>> Start GIVEN MATERIAL

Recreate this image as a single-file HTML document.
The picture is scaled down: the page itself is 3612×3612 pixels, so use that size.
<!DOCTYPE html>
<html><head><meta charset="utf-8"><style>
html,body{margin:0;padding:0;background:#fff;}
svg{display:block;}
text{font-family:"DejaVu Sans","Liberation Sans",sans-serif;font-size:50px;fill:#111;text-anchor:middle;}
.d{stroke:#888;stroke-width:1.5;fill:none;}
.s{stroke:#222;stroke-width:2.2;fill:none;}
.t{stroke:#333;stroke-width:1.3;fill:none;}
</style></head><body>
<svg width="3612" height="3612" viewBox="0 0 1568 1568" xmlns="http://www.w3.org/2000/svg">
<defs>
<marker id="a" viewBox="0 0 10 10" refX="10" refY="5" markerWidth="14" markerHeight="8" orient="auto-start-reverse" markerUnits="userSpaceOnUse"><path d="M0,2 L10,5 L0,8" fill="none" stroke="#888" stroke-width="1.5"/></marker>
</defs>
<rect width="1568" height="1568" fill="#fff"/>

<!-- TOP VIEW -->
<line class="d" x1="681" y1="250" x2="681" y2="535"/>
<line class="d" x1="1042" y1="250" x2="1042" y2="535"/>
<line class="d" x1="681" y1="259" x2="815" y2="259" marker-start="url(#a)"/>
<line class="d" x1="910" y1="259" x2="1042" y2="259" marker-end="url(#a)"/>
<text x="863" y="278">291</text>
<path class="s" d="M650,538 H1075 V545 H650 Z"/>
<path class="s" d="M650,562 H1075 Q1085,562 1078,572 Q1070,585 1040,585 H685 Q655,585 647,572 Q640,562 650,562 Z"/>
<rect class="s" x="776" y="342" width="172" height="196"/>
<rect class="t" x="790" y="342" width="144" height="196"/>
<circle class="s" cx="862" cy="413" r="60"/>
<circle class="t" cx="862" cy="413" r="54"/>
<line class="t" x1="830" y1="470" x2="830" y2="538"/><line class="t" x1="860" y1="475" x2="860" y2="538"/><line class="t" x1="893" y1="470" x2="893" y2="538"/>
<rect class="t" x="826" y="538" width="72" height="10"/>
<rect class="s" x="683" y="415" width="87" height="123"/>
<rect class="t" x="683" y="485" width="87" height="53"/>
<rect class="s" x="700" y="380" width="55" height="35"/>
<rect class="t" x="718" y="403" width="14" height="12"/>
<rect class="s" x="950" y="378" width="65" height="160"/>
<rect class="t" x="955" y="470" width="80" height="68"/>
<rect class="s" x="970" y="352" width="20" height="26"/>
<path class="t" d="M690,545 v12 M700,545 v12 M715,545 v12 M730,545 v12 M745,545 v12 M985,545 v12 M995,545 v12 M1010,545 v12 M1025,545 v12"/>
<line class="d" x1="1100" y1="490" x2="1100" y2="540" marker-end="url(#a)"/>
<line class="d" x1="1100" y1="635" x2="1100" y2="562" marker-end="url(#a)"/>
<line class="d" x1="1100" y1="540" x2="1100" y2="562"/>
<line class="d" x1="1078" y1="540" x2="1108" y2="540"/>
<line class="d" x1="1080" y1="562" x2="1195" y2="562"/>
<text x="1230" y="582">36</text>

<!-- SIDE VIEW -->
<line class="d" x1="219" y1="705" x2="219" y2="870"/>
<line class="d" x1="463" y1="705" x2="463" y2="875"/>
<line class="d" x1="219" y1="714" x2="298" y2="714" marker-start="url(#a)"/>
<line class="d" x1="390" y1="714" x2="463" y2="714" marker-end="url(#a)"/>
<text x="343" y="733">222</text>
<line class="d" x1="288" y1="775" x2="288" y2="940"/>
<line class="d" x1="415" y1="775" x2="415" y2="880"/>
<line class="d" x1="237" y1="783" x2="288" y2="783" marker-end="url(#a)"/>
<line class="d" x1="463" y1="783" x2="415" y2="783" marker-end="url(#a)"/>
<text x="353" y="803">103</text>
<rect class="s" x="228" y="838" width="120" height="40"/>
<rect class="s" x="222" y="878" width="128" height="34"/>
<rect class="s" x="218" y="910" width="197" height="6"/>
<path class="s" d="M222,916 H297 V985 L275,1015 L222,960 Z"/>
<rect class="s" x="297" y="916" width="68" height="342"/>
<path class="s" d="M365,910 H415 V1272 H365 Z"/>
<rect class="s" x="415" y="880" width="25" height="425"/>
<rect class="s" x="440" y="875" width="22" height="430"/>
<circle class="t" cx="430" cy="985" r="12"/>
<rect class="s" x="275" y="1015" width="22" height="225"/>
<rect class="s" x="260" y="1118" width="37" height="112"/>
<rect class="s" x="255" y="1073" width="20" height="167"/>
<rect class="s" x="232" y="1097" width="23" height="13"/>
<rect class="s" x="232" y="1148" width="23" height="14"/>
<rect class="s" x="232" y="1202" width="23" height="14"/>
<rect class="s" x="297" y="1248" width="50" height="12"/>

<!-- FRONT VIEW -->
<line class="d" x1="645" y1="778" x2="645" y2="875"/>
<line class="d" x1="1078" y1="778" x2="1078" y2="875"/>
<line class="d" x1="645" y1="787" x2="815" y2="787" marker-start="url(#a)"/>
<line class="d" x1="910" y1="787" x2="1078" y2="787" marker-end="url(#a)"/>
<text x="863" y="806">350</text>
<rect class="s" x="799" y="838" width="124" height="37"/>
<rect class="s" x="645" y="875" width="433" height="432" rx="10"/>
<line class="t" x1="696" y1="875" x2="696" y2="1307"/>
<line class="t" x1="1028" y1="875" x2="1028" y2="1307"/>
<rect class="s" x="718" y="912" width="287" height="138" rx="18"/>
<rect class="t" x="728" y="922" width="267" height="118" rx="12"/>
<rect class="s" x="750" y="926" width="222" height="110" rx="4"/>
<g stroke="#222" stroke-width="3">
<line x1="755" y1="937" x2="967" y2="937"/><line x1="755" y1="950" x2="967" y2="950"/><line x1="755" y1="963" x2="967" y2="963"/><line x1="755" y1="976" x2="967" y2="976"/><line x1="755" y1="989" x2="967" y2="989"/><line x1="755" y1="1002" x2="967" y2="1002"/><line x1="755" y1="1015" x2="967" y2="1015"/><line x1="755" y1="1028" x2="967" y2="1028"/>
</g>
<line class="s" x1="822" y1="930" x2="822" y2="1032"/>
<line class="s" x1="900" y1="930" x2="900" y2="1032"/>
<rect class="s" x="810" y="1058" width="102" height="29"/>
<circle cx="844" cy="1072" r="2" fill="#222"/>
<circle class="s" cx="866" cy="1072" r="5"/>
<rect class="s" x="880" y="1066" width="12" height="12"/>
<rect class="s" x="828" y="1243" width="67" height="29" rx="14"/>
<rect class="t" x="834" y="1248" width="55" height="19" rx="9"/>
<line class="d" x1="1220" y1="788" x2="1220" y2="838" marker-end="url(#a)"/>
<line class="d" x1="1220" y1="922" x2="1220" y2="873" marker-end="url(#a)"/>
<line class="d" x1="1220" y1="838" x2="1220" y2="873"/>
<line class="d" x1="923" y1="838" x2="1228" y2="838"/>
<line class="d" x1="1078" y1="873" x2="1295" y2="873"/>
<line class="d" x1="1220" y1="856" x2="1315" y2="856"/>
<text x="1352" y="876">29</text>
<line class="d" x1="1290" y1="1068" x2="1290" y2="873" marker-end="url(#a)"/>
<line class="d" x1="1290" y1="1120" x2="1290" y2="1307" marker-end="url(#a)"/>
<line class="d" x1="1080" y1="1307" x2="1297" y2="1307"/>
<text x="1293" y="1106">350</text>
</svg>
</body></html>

>> End GIVEN MATERIAL

[PROBLEM DESCRIPTION] Return all of the data precisely as it appears.

[REPLY]
Recreate this image as a single-file HTML document.
The picture is scaled down: the page itself is 3612×3612 pixels, so use that size.
<!DOCTYPE html>
<html><head><meta charset="utf-8"><style>
html,body{margin:0;padding:0;background:#fff;}
svg{display:block;}
text{font-family:"DejaVu Sans","Liberation Sans",sans-serif;font-size:50px;fill:#111;text-anchor:middle;}
.d{stroke:#888;stroke-width:1.5;fill:none;}
.s{stroke:#222;stroke-width:2.2;fill:none;}
.t{stroke:#333;stroke-width:1.3;fill:none;}
</style></head><body>
<svg width="3612" height="3612" viewBox="0 0 1568 1568" xmlns="http://www.w3.org/2000/svg">
<defs>
<marker id="a" viewBox="0 0 10 10" refX="10" refY="5" markerWidth="14" markerHeight="8" orient="auto-start-reverse" markerUnits="userSpaceOnUse"><path d="M0,2 L10,5 L0,8" fill="none" stroke="#888" stroke-width="1.5"/></marker>
</defs>
<rect width="1568" height="1568" fill="#fff"/>

<!-- TOP VIEW -->
<line class="d" x1="681" y1="250" x2="681" y2="535"/>
<line class="d" x1="1042" y1="250" x2="1042" y2="535"/>
<line class="d" x1="681" y1="259" x2="815" y2="259" marker-start="url(#a)"/>
<line class="d" x1="910" y1="259" x2="1042" y2="259" marker-end="url(#a)"/>
<text x="863" y="278">291</text>
<path class="s" d="M650,538 H1075 V545 H650 Z"/>
<path class="s" d="M650,562 H1075 Q1085,562 1078,572 Q1070,585 1040,585 H685 Q655,585 647,572 Q640,562 650,562 Z"/>
<rect class="s" x="776" y="342" width="172" height="196"/>
<rect class="t" x="790" y="342" width="144" height="196"/>
<circle class="s" cx="862" cy="413" r="60"/>
<circle class="t" cx="862" cy="413" r="54"/>
<line class="t" x1="830" y1="470" x2="830" y2="538"/><line class="t" x1="860" y1="475" x2="860" y2="538"/><line class="t" x1="893" y1="470" x2="893" y2="538"/>
<rect class="t" x="826" y="538" width="72" height="10"/>
<rect class="s" x="683" y="415" width="87" height="123"/>
<rect class="t" x="683" y="485" width="87" height="53"/>
<rect class="s" x="700" y="380" width="55" height="35"/>
<rect class="t" x="718" y="403" width="14" height="12"/>
<rect class="s" x="950" y="378" width="65" height="160"/>
<rect class="t" x="955" y="470" width="80" height="68"/>
<rect class="s" x="970" y="352" width="20" height="26"/>
<path class="t" d="M690,545 v12 M700,545 v12 M715,545 v12 M730,545 v12 M745,545 v12 M985,545 v12 M995,545 v12 M1010,545 v12 M1025,545 v12"/>
<line class="d" x1="1100" y1="490" x2="1100" y2="540" marker-end="url(#a)"/>
<line class="d" x1="1100" y1="635" x2="1100" y2="562" marker-end="url(#a)"/>
<line class="d" x1="1100" y1="540" x2="1100" y2="562"/>
<line class="d" x1="1078" y1="540" x2="1108" y2="540"/>
<line class="d" x1="1080" y1="562" x2="1195" y2="562"/>
<text x="1230" y="582">36</text>

<!-- SIDE VIEW -->
<line class="d" x1="219" y1="705" x2="219" y2="870"/>
<line class="d" x1="463" y1="705" x2="463" y2="875"/>
<line class="d" x1="219" y1="714" x2="298" y2="714" marker-start="url(#a)"/>
<line class="d" x1="390" y1="714" x2="463" y2="714" marker-end="url(#a)"/>
<text x="343" y="733">222</text>
<line class="d" x1="288" y1="775" x2="288" y2="940"/>
<line class="d" x1="415" y1="775" x2="415" y2="880"/>
<line class="d" x1="237" y1="783" x2="288" y2="783" marker-end="url(#a)"/>
<line class="d" x1="463" y1="783" x2="415" y2="783" marker-end="url(#a)"/>
<text x="353" y="803">103</text>
<rect class="s" x="228" y="838" width="120" height="40"/>
<rect class="s" x="222" y="878" width="128" height="34"/>
<rect class="s" x="218" y="910" width="197" height="6"/>
<path class="s" d="M222,916 H297 V985 L275,1015 L222,960 Z"/>
<rect class="s" x="297" y="916" width="68" height="342"/>
<path class="s" d="M365,910 H415 V1272 H365 Z"/>
<rect class="s" x="415" y="880" width="25" height="425"/>
<rect class="s" x="440" y="875" width="22" height="430"/>
<circle class="t" cx="430" cy="985" r="12"/>
<rect class="s" x="275" y="1015" width="22" height="225"/>
<rect class="s" x="260" y="1118" width="37" height="112"/>
<rect class="s" x="255" y="1073" width="20" height="167"/>
<rect class="s" x="232" y="1097" width="23" height="13"/>
<rect class="s" x="232" y="1148" width="23" height="14"/>
<rect class="s" x="232" y="1202" width="23" height="14"/>
<rect class="s" x="297" y="1248" width="50" height="12"/>

<!-- FRONT VIEW -->
<line class="d" x1="645" y1="778" x2="645" y2="875"/>
<line class="d" x1="1078" y1="778" x2="1078" y2="875"/>
<line class="d" x1="645" y1="787" x2="815" y2="787" marker-start="url(#a)"/>
<line class="d" x1="910" y1="787" x2="1078" y2="787" marker-end="url(#a)"/>
<text x="863" y="806">350</text>
<rect class="s" x="799" y="838" width="124" height="37"/>
<rect class="s" x="645" y="875" width="433" height="432" rx="10"/>
<line class="t" x1="696" y1="875" x2="696" y2="1307"/>
<line class="t" x1="1028" y1="875" x2="1028" y2="1307"/>
<rect class="s" x="718" y="912" width="287" height="138" rx="18"/>
<rect class="t" x="728" y="922" width="267" height="118" rx="12"/>
<rect class="s" x="750" y="926" width="222" height="110" rx="4"/>
<g stroke="#222" stroke-width="3">
<line x1="755" y1="937" x2="967" y2="937"/><line x1="755" y1="950" x2="967" y2="950"/><line x1="755" y1="963" x2="967" y2="963"/><line x1="755" y1="976" x2="967" y2="976"/><line x1="755" y1="989" x2="967" y2="989"/><line x1="755" y1="1002" x2="967" y2="1002"/><line x1="755" y1="1015" x2="967" y2="1015"/><line x1="755" y1="1028" x2="967" y2="1028"/>
</g>
<line class="s" x1="822" y1="930" x2="822" y2="1032"/>
<line class="s" x1="900" y1="930" x2="900" y2="1032"/>
<rect class="s" x="810" y="1058" width="102" height="29"/>
<circle cx="844" cy="1072" r="2" fill="#222"/>
<circle class="s" cx="866" cy="1072" r="5"/>
<rect class="s" x="880" y="1066" width="12" height="12"/>
<rect class="s" x="828" y="1243" width="67" height="29" rx="14"/>
<rect class="t" x="834" y="1248" width="55" height="19" rx="9"/>
<line class="d" x1="1220" y1="788" x2="1220" y2="838" marker-end="url(#a)"/>
<line class="d" x1="1220" y1="922" x2="1220" y2="873" marker-end="url(#a)"/>
<line class="d" x1="1220" y1="838" x2="1220" y2="873"/>
<line class="d" x1="923" y1="838" x2="1228" y2="838"/>
<line class="d" x1="1078" y1="873" x2="1295" y2="873"/>
<line class="d" x1="1220" y1="856" x2="1315" y2="856"/>
<text x="1352" y="876">29</text>
<line class="d" x1="1290" y1="1068" x2="1290" y2="873" marker-end="url(#a)"/>
<line class="d" x1="1290" y1="1120" x2="1290" y2="1307" marker-end="url(#a)"/>
<line class="d" x1="1080" y1="1307" x2="1297" y2="1307"/>
<text x="1293" y="1106">350</text>
</svg>
</body></html>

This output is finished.